En toda profesión hay un tiempo, digamos, de prestación, en el que estás con el cliente, el beneficiario, el paciente o, en este caso, el alumno, y hay todo un tiempo de preparación de lo que vas a hacer en la consulta siguiente o en la clase siguiente, etc. Más aún, en las profesiones en las que el trabajo es muy casuístico, es decir, que lo que necesita un alumno no es lo que necesita otro, ni lo de hoy es lo mismo que lo de mañana, hay que dejar bastante autonomía al profesional para que determine cómo hace ese trabajo preparatorio. Esto tiene sus ventajas y tiene sus riesgos. En una profesión en la que te miden muy claramente el rendimiento y este depende de tu trabajo, entonces tendrás que hacerlo. En ese caso el riesgo sería el contrario, que no tengas vida familiar, que no descanses un instante, etc. Pero si no hay nada de eso, el riesgo es que una proporción de la profesión se tome todo ese tiempo de libre disposición, como libre disposición en sentido estricto, es decir, para actividades no profesionales.

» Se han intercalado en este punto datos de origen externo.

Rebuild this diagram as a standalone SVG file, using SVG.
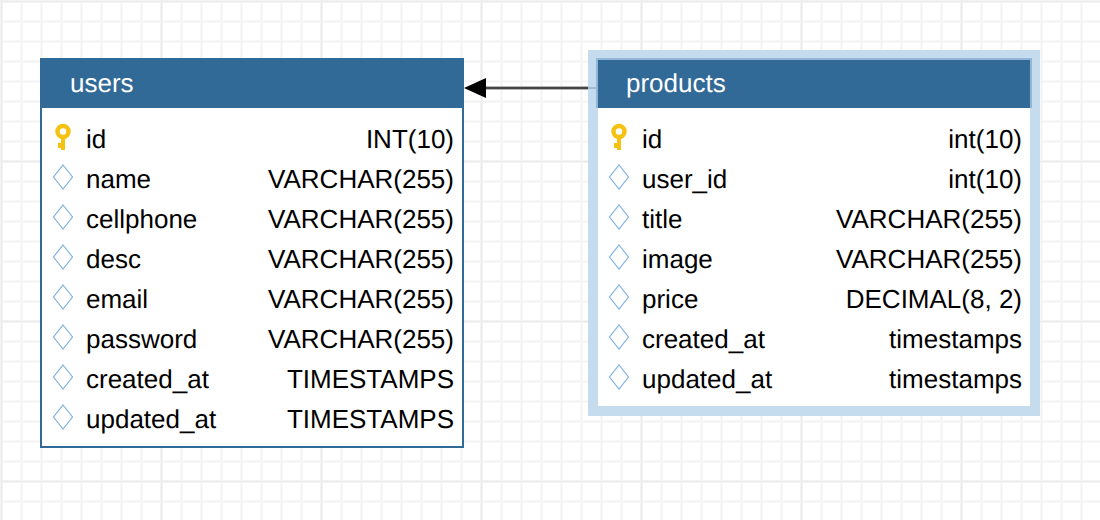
<svg xmlns="http://www.w3.org/2000/svg" width="1100" height="520" viewBox="0 0 1100 520">
  <style>
    text { font-family: "Liberation Sans", Arial, sans-serif; font-size: 26px; fill: #000; text-rendering: geometricPrecision; }
    .title { fill: #fff; }
    .type { text-anchor: end; }
    .body { fill: #fff; stroke: #316997; stroke-width: 2; }
    .head { fill: #316997; }
    .diamond { fill: #fff; stroke: #80b2e4; stroke-width: 1.2; }
    .halo { fill: none; stroke: #c5dcee; stroke-width: 10; }
    .edge { fill: none; stroke: #92b6d4; stroke-width: 2; }
  </style>
  <defs>
    <pattern id="minor" width="20" height="20" patternUnits="userSpaceOnUse">
      <rect x="0" y="0" width="3" height="20" fill="#f9f9f9"/>
      <rect x="0" y="0" width="20" height="3" fill="#f9f9f9"/>
      <rect x="1" y="0" width="1" height="20" fill="#f3f3f3"/>
      <rect x="0" y="1" width="20" height="1" fill="#f3f3f3"/>
    </pattern>
    <pattern id="major" width="160" height="160" patternUnits="userSpaceOnUse">
      <rect x="0" y="0" width="3" height="160" fill="#f3f3f3"/>
      <rect x="0" y="0" width="160" height="3" fill="#f3f3f3"/>
      <rect x="1" y="0" width="1" height="160" fill="#ebebeb"/>
      <rect x="0" y="1" width="160" height="1" fill="#ebebeb"/>
    </pattern>
    <symbol id="key" overflow="visible">
      <circle cx="9" cy="7.5" r="5.5" fill="none" stroke="#f5c211" stroke-width="4.5"/>
      <path d="M7 12h4v14h-4zM4 19h3v5h-3z" fill="#f5c211"/>
    </symbol>
    <symbol id="dia" overflow="visible">
      <path class="diamond" d="M10 1L19.5 13L10 25L0.5 13Z"/>
    </symbol>
  </defs>
  <rect width="1100" height="520" fill="#fff"/>
  <rect width="1100" height="520" fill="url(#minor)"/>
  <rect width="1100" height="520" fill="url(#major)"/>

  <g id="users">
    <rect class="body" x="41" y="59" width="422" height="388"/>
    <rect class="head" x="40" y="58" width="424" height="50"/>
    <text class="title" x="70" y="92">users</text>
    <use href="#key" x="54" y="124"/><text x="86" y="148">id</text><text class="type" x="454" y="148">INT(10)</text>
    <use href="#dia" x="53" y="164"/><text x="86" y="188">name</text><text class="type" x="454" y="188">VARCHAR(255)</text>
    <use href="#dia" x="53" y="204"/><text x="86" y="228">cellphone</text><text class="type" x="454" y="228">VARCHAR(255)</text>
    <use href="#dia" x="53" y="244"/><text x="86" y="268">desc</text><text class="type" x="454" y="268">VARCHAR(255)</text>
    <use href="#dia" x="53" y="284"/><text x="86" y="308">email</text><text class="type" x="454" y="308">VARCHAR(255)</text>
    <use href="#dia" x="53" y="324"/><text x="86" y="348">password</text><text class="type" x="454" y="348">VARCHAR(255)</text>
    <use href="#dia" x="53" y="364"/><text x="86" y="388">created_at</text><text class="type" x="454" y="388">TIMESTAMPS</text>
    <use href="#dia" x="53" y="404"/><text x="86" y="428">updated_at</text><text class="type" x="454" y="428">TIMESTAMPS</text>
  </g>

  <g id="products">
    <rect x="598" y="60" width="432" height="346" fill="#fff"/>
    <rect class="halo" x="593" y="55" width="442" height="356"/>
    <path class="edge" d="M597 108V59H1031V108"/>
    <rect class="head" x="598" y="60" width="432" height="48"/>
    <text class="title" x="626" y="92">products</text>
    <use href="#key" x="610" y="124"/><text x="642" y="148">id</text><text class="type" x="1022" y="148">int(10)</text>
    <use href="#dia" x="609" y="164"/><text x="642" y="188">user_id</text><text class="type" x="1022" y="188">int(10)</text>
    <use href="#dia" x="609" y="204"/><text x="642" y="228">title</text><text class="type" x="1022" y="228">VARCHAR(255)</text>
    <use href="#dia" x="609" y="244"/><text x="642" y="268">image</text><text class="type" x="1022" y="268">VARCHAR(255)</text>
    <use href="#dia" x="609" y="284"/><text x="642" y="308">price</text><text class="type" x="1022" y="308">DECIMAL(8, 2)</text>
    <use href="#dia" x="609" y="324"/><text x="642" y="348">created_at</text><text class="type" x="1022" y="348">timestamps</text>
    <use href="#dia" x="609" y="364"/><text x="642" y="388">updated_at</text><text class="type" x="1022" y="388">timestamps</text>
  </g>

  <g id="connectors">
    <path d="M588 88H484" fill="none" stroke="#b4b4b4" stroke-width="4"/>
    <path d="M588 88H484" fill="none" stroke="#444" stroke-width="2"/>
    <path d="M596 88H588" fill="none" stroke="#9dbbd5" stroke-width="2"/>
    <path d="M464 88L486 78V98Z" fill="#000"/>
  </g>
</svg>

Para que una profesión pueda funcionar sobre el primer supuesto tiene que tener una moral muy fuerte, un sistema de incentivos eficaz y unos ciertos controles para cuando lo demás no funciona, y yo creo que esas cosas se han desvanecido en el mundo de la enseñanza, donde hay mucha gente que lo hace porque es su vocación, porque es su conciencia profesional, porque es su cultura, porque no imagina no hacerlo, pero hay otra gente que lo hace menos, que lo hace bastante menos, que lo hace mucho menos o que no lo hace nada, y ese problema no está resuelto.
La otra parte del problema es que hay profesiones y profesiones, quiero decir, que para un metafísico es probable que una gran parte del trabajo esté en una biblioteca, en solitario, pero si eres mecánico, a lo mejor una gran parte del trabajo radica en estar con otros mecánicos, hablando, viendo cómo se ha hecho esto, cómo lo arreglaste… El mundo de la enseñanza no es ni la metafísica, ni la mecánica, pero yo creo que hay una gran parte de la preparación del trabajo posterior, del aprendizaje sobre la marcha del profesional, de reflexión sobre la práctica, que se da sobre el terreno y con otros compañeros. Es decir que, igual que estoy de acuerdo con la disminución de las horas lectivas y, en ciertas circunstancias, las ratios, también estaría a favor de que hubiera más permanencia en la escuela.
En realidad, no disponemos de ninguna garantía de que el tiempo del profesor esté bien utilizado. Muchos profesores pueden no tener el nivel de equipamiento o conectividad en su casa que tienen en la escuela, y mucho de lo que tienen que aprender no está en los libros, está en la cabeza y en la práctica de sus compañeros.
Yo visité una sala de profesores, en Japón justamente, y dije: “¡cielos! ¿qué es esto?”. Una sala de profesores en Japón no tiene nada que ver con una sala de profesores española.